→ **TASK STATEMENT**:
Nothing in the data should change when you return it, but leave the pictures out.

→ **PROVIDED MATERIAL**:
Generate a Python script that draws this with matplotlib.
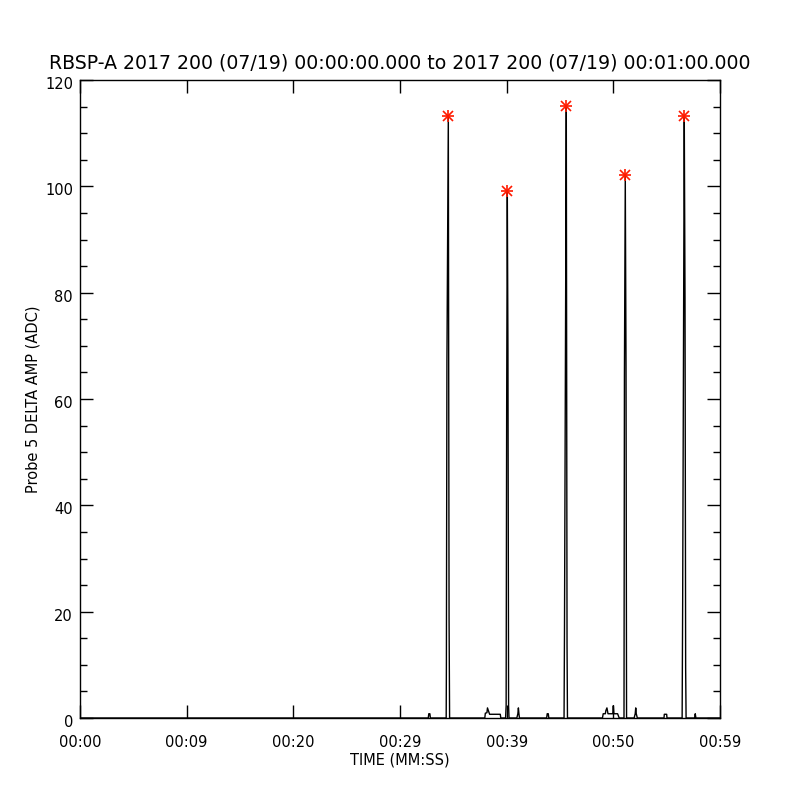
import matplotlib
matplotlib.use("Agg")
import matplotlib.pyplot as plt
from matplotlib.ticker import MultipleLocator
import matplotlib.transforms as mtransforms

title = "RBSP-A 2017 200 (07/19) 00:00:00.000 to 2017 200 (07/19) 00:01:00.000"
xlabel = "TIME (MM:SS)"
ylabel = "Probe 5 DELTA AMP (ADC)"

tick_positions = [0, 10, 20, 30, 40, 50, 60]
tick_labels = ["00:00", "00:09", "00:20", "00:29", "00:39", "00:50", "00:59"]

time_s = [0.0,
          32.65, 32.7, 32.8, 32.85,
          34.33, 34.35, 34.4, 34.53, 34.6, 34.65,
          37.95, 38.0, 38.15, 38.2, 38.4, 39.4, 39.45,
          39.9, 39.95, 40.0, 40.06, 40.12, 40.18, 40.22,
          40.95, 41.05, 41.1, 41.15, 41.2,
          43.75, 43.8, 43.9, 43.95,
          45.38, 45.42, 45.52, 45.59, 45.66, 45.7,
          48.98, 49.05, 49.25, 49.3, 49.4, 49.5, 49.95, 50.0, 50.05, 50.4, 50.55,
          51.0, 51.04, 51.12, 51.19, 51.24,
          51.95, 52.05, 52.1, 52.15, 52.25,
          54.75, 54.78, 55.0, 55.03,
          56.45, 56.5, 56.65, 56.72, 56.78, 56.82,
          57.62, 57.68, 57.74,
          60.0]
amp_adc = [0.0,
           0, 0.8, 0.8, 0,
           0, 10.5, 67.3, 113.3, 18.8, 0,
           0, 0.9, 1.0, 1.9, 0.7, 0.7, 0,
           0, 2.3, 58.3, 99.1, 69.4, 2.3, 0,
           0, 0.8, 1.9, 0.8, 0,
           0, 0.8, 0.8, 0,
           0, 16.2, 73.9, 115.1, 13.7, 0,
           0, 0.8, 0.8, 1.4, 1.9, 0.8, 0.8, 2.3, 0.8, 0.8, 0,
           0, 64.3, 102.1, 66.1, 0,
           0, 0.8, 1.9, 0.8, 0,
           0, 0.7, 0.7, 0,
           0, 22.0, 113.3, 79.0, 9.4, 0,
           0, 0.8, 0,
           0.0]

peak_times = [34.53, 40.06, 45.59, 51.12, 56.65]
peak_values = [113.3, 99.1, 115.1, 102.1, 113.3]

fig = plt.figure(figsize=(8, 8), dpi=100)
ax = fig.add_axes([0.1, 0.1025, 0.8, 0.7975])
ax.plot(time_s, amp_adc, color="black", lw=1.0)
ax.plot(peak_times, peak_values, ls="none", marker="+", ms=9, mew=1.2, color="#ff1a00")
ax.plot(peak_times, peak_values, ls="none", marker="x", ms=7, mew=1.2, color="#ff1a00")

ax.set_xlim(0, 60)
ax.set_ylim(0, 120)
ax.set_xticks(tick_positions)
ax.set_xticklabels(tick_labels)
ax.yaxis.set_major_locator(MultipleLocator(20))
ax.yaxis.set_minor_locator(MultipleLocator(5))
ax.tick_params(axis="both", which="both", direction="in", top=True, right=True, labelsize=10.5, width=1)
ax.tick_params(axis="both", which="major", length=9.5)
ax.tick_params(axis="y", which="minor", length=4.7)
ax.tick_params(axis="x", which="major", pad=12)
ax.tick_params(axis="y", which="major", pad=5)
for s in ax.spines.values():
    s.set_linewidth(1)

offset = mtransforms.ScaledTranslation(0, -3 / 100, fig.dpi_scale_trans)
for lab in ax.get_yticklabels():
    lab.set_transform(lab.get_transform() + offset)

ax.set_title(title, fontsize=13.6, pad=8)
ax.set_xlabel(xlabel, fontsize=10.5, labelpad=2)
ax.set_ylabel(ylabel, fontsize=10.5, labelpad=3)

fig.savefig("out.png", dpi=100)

→ **RIGHT ANSWER**:
Generate a Python script that draws this with matplotlib.
import matplotlib
matplotlib.use("Agg")
import matplotlib.pyplot as plt
from matplotlib.ticker import MultipleLocator
import matplotlib.transforms as mtransforms

title = "RBSP-A 2017 200 (07/19) 00:00:00.000 to 2017 200 (07/19) 00:01:00.000"
xlabel = "TIME (MM:SS)"
ylabel = "Probe 5 DELTA AMP (ADC)"

tick_positions = [0, 10, 20, 30, 40, 50, 60]
tick_labels = ["00:00", "00:09", "00:20", "00:29", "00:39", "00:50", "00:59"]

time_s = [0.0,
          32.65, 32.7, 32.8, 32.85,
          34.33, 34.35, 34.4, 34.53, 34.6, 34.65,
          37.95, 38.0, 38.15, 38.2, 38.4, 39.4, 39.45,
          39.9, 39.95, 40.0, 40.06, 40.12, 40.18, 40.22,
          40.95, 41.05, 41.1, 41.15, 41.2,
          43.75, 43.8, 43.9, 43.95,
          45.38, 45.42, 45.52, 45.59, 45.66, 45.7,
          48.98, 49.05, 49.25, 49.3, 49.4, 49.5, 49.95, 50.0, 50.05, 50.4, 50.55,
          51.0, 51.04, 51.12, 51.19, 51.24,
          51.95, 52.05, 52.1, 52.15, 52.25,
          54.75, 54.78, 55.0, 55.03,
          56.45, 56.5, 56.65, 56.72, 56.78, 56.82,
          57.62, 57.68, 57.74,
          60.0]
amp_adc = [0.0,
           0, 0.8, 0.8, 0,
           0, 10.5, 67.3, 113.3, 18.8, 0,
           0, 0.9, 1.0, 1.9, 0.7, 0.7, 0,
           0, 2.3, 58.3, 99.1, 69.4, 2.3, 0,
           0, 0.8, 1.9, 0.8, 0,
           0, 0.8, 0.8, 0,
           0, 16.2, 73.9, 115.1, 13.7, 0,
           0, 0.8, 0.8, 1.4, 1.9, 0.8, 0.8, 2.3, 0.8, 0.8, 0,
           0, 64.3, 102.1, 66.1, 0,
           0, 0.8, 1.9, 0.8, 0,
           0, 0.7, 0.7, 0,
           0, 22.0, 113.3, 79.0, 9.4, 0,
           0, 0.8, 0,
           0.0]

peak_times = [34.53, 40.06, 45.59, 51.12, 56.65]
peak_values = [113.3, 99.1, 115.1, 102.1, 113.3]

fig = plt.figure(figsize=(8, 8), dpi=100)
ax = fig.add_axes([0.1, 0.1025, 0.8, 0.7975])
ax.plot(time_s, amp_adc, color="black", lw=1.0)
ax.plot(peak_times, peak_values, ls="none", marker="+", ms=9, mew=1.2, color="#ff1a00")
ax.plot(peak_times, peak_values, ls="none", marker="x", ms=7, mew=1.2, color="#ff1a00")

ax.set_xlim(0, 60)
ax.set_ylim(0, 120)
ax.set_xticks(tick_positions)
ax.set_xticklabels(tick_labels)
ax.yaxis.set_major_locator(MultipleLocator(20))
ax.yaxis.set_minor_locator(MultipleLocator(5))
ax.tick_params(axis="both", which="both", direction="in", top=True, right=True, labelsize=10.5, width=1)
ax.tick_params(axis="both", which="major", length=9.5)
ax.tick_params(axis="y", which="minor", length=4.7)
ax.tick_params(axis="x", which="major", pad=12)
ax.tick_params(axis="y", which="major", pad=5)
for s in ax.spines.values():
    s.set_linewidth(1)

offset = mtransforms.ScaledTranslation(0, -3 / 100, fig.dpi_scale_trans)
for lab in ax.get_yticklabels():
    lab.set_transform(lab.get_transform() + offset)

ax.set_title(title, fontsize=13.6, pad=8)
ax.set_xlabel(xlabel, fontsize=10.5, labelpad=2)
ax.set_ylabel(ylabel, fontsize=10.5, labelpad=3)

fig.savefig("out.png", dpi=100)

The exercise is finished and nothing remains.